Global research undertaken by our firm indicates that there is an almost universal trend towards defined contribution (DC) plans in employer-sponsored provision. The table summarises our estimates of how the markets will change in the principal European countries.
The trend is clear – without exception, the market penetration for DC plans is expected to grow. The reasons behind this well-evidenced growth are often cited as:
q The new employment relationship – many employer-sponsored retirement plans were designed to meet the needs of the traditional long-serving, permanent, full-time employee. In recent years, there has been a substantial growth in part-time, casual and contract employment and this has not been restricted to the “Anglo-Saxon” countries. The defined benefit (DB) concept is difficult to adapt to these circumstances and a benefit based on salary at, or close to, retirement can appear to have little relevance to employees expecting to stay with their employer for only a short period.
q Risk tolerance – with DC plans the contributions are set, and the risk that eventual benefits will fall short of intended levels passes to the employee. This is an incentive for the employer to switch to DC.
q Control – in many countries national governments are moving to increase employees’ involvement in the management of corporate retirement arrangements. That relinquishment of control is unpalatable to many companies, and DC plans are seen as being more consistent with employee control than DB plans.

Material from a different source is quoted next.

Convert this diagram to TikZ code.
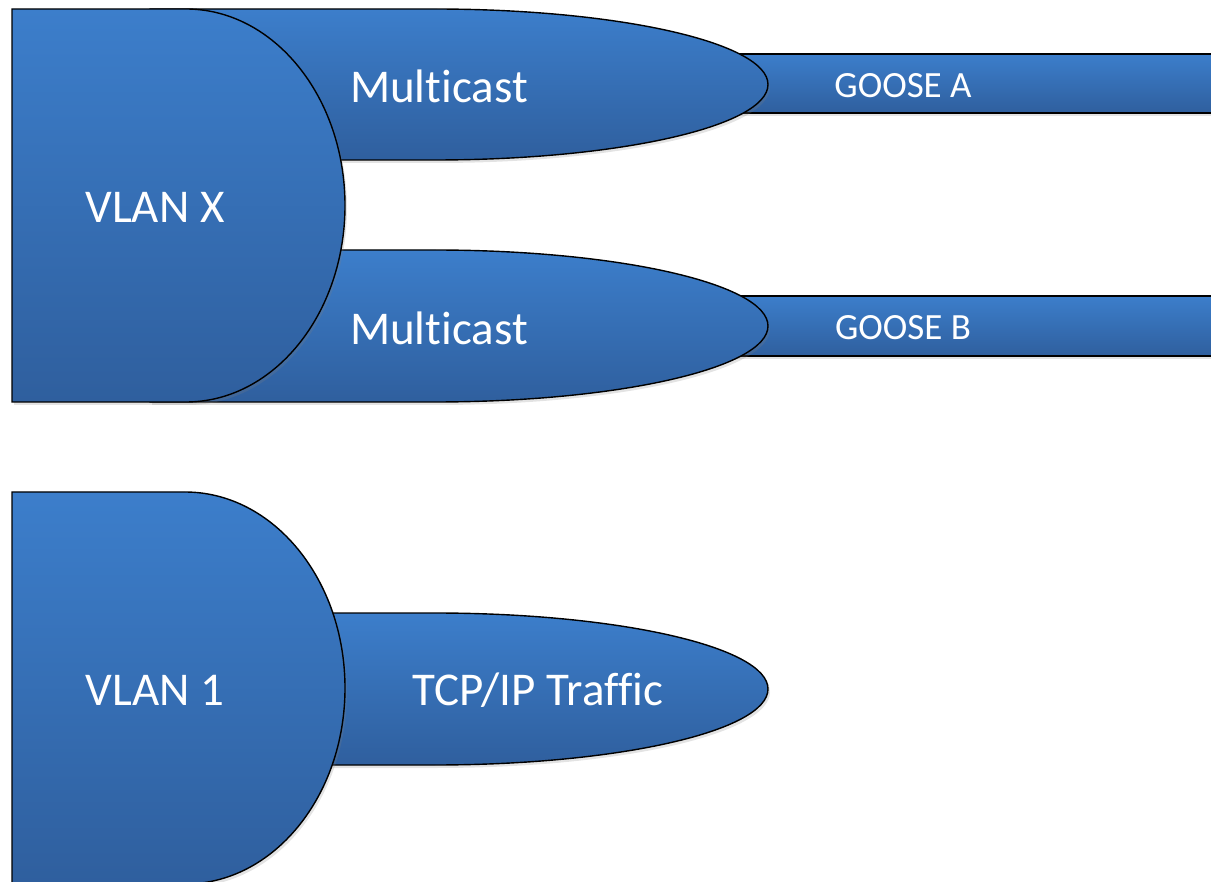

q Complex regulatory frameworks – governments continue to interest themselves in the regulation and provision of employee retirement benefits. Compliance with regulations on vesting, taxation, indexing and portability is usually more complex in DB plans than in DC plans.
q Perceived value – in many circumstances, despite an employer’s best efforts, employees may have difficulty in appreciating how expensive and therefore valuable is the DB plan provided by their employer. DC plans, with regular communication of understandable concepts such as the current account valuation may be seen as being more effective in increasing the perception of value to the employee. In US terms, “the bang for the buck” is greater with DC than DB.
q Absolute cost – some employers will undoubtedly view a switch to DC as an opportunity to reduce costs.
Some of the influences on US corporate employers are not generally translatable to Europe. These would also include “empowerment of employees”, a focus on total remuneration packages and placing of a higher value on flexibility for the employee. However, the extent to which such concepts are of significance within the more “social” European environment is questionable.
There is one specifically European point that will concentrate the minds of finance directors in certain countries. As a direct result of the euro, interest rates have declined across the Euro-zone, making the tariff or cartel interest rates used by insurance companies to determine annuity prices in a number of countries unsustainable. As interest rates decline, the cost of purchasing annuities increases. The cost of purchasing a pension for a new employee in Belgium, for instance, will have increased by around 20% as a result of tariff changes.
For insured DB plans in Belgium, France and the Netherlands, for example, these tariff or cartel changes have started to make their effect felt, although there will often be a delay before the full effects are seen. Nevertheless, in a lower interest rate environment, the cost of promising pensions will increase, and as a consequence so will the incentive to switch to a DC approach.
The main factors quoted above are likely primarily to influence the groups of countries where employer-sponsored DB plans are already established as one of the main planks of retirement provision. These would include Belgium, Ireland, the Netherlands and the UK.
However, the main influence in many countries in the growth in employer-sponsored DC schemes is good old-fashioned state direction. In many countries, particularly those struggling to reduce the reliance on state pension systems, the state is actively promoting DC plans and not providing employers with a choice in the matter. Typically these countries are in Central Europe or the Mediterranean. A few examples will provide evidence of this trend:
q Czech Republic – legislation encourages DC plans as it is entirely focused on personal pensions
q Greece – new legislation limits deductibility of employer contributions to insured supplementary plans (DB, DC and risk benefits) to the lesser of 5% of annual salary or Drs150,000 per employee. Not surprisingly DC plans are growing in popularity.
q Hungary, Italy and Spain – legislation strongly encourages DC plans as it sets contribution-related limits, not benefit limits, for plans to be tax-qualified.
In countries that are still making the transition towards Western free market economies, the influence of the World Bank and its broad preference for the Chilean DC model should not be underestimated.
There are thus some very clear issues specific to Europe which are helping to drive the growth of DC plans and eventually DC plans may prove to be more suitable to form the basis of a pan-European fund than their DB counterparts. The need for consensus and the strong workers’ rights in many European countries may mean that the speed with which plans were converted from DB to DC in the US may not be repeated in Europe. However, new plans being established are almost always DC in nature and they now have a dominant position in the European market.